You can't talk about mobility and voice search without talking about text-to-speech. 2010 will be another big year here too. E-Book reading will continue to make news. Besides the upcoming Apple product, there is a new e-book platform called Blio that will be launched at the Consumer Electronics show this month, through a partnership with Baker & Taylor (B&T), who is the world's largest distributor of books. Blio was developed by Ray Kurzweil, a long time speech technology pioneer, and it will contain TTS. What is exciting about Blio is that the software will work with any operating system, including computers and iPhones, and has multi-media functionality including graphics and video. Additionally, in China we have Insdream's SX601 that employs Mandarin TTS for reading.

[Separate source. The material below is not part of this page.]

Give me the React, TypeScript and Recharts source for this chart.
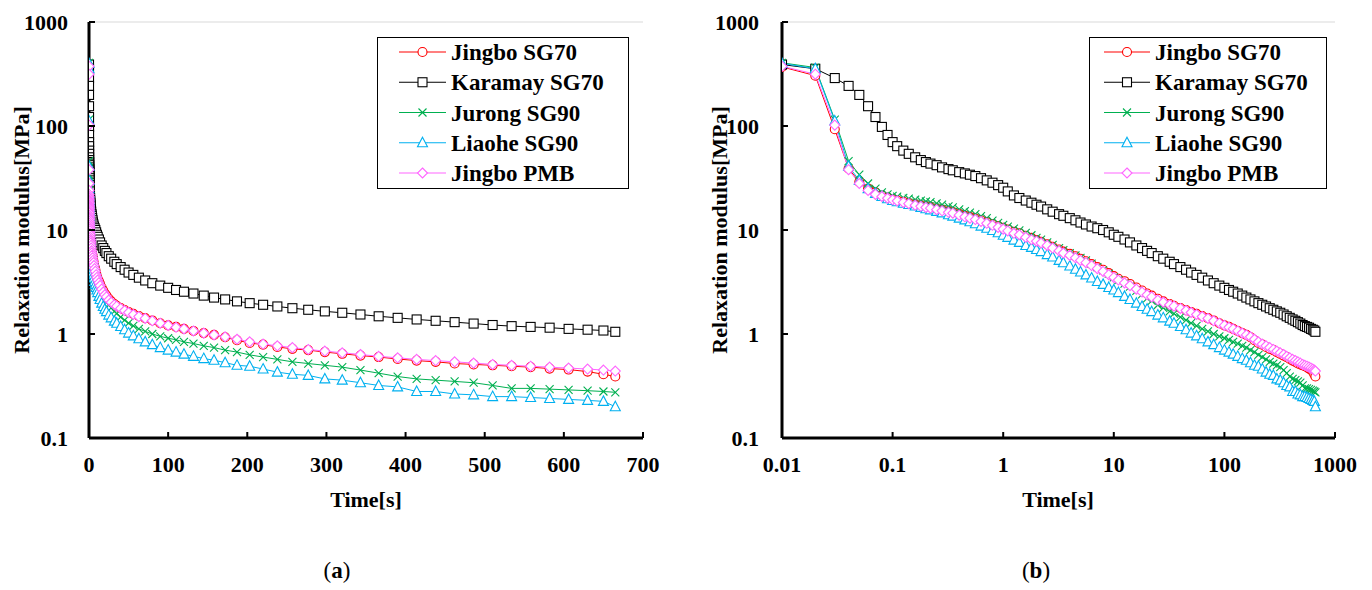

One would hope that all of the addition of speech technologies would bolster products in the assistive technology market as well. We have seen better hand held devices for sight impaired users starting to be offered, but we are also seeing a more concentrated effort in making the web more accesible too, and this is where TTS really plays a part. For example, Google just unveiled a web search site that helps the sight impaired to do search. This site prioritizes a user's search results based on how simple the Web page layouts are. This is critical for people who depend upon TTS to read a page to them, because the more complicated the page, with graphics and information that is not core to the information that a person is searching for, the more extraneous material is read that a person does not need to hear. A sited person can ignore the superfluous stuff and skip to the text, but a sight-impaired person cannot.
Speech continues to be loaded into all mobility aspects of unified communications, so those UC vendors who aren't paying attention will. This will appear in new capabilities on devices, in many cases multi-modal applications that allow a user a choice between voice and keypad, and in new applications that use speech technologies. In addition, there will be an increase in the adoption of speech analytics, among other business analytics, to facilitate better business processes in both the enterprise and the contact center, both of which UC plays a role in. Particularly in the contact center, with more of the focus on the "voice on the customer" trend, speech analytics is integral to uncovering what is really happening with customer conversations and will continue to gain traction in 2010.
Dictation and speech-to-text
Use of dictation will continue to grow both in vertical market applications, such as healthcare and legal, to "end user dictation" in which the end user dictates using speech-to-text in mobility applications, such as sending texts or using products/services that convert voicemails to texts. Nuance, who is already heavily invested in dictation technology and products, purchase of SpinVox at year end was an additional indicator of how this market is growing.
The industry made further inroads into translations systems in 2009 and this will continue in 2010, particularly as the footprint required to run them shrinks. This is particularly useful in mobility applications on phones and, along those lines, in the last week of 2009 Toshiba delivered a trilingual translation system that uses TTS and ASR that can be used embedded on a cell phone, rather than requiring a user to incur network charges to access an application on the network. This application translates between Japanese, Chinese and English and uses the ASR to determine which language is being spoken and what is said, and then TTS for output.
I don't know if I'm missing anything here, but these are the trends I see happening in speech in 2010 right now.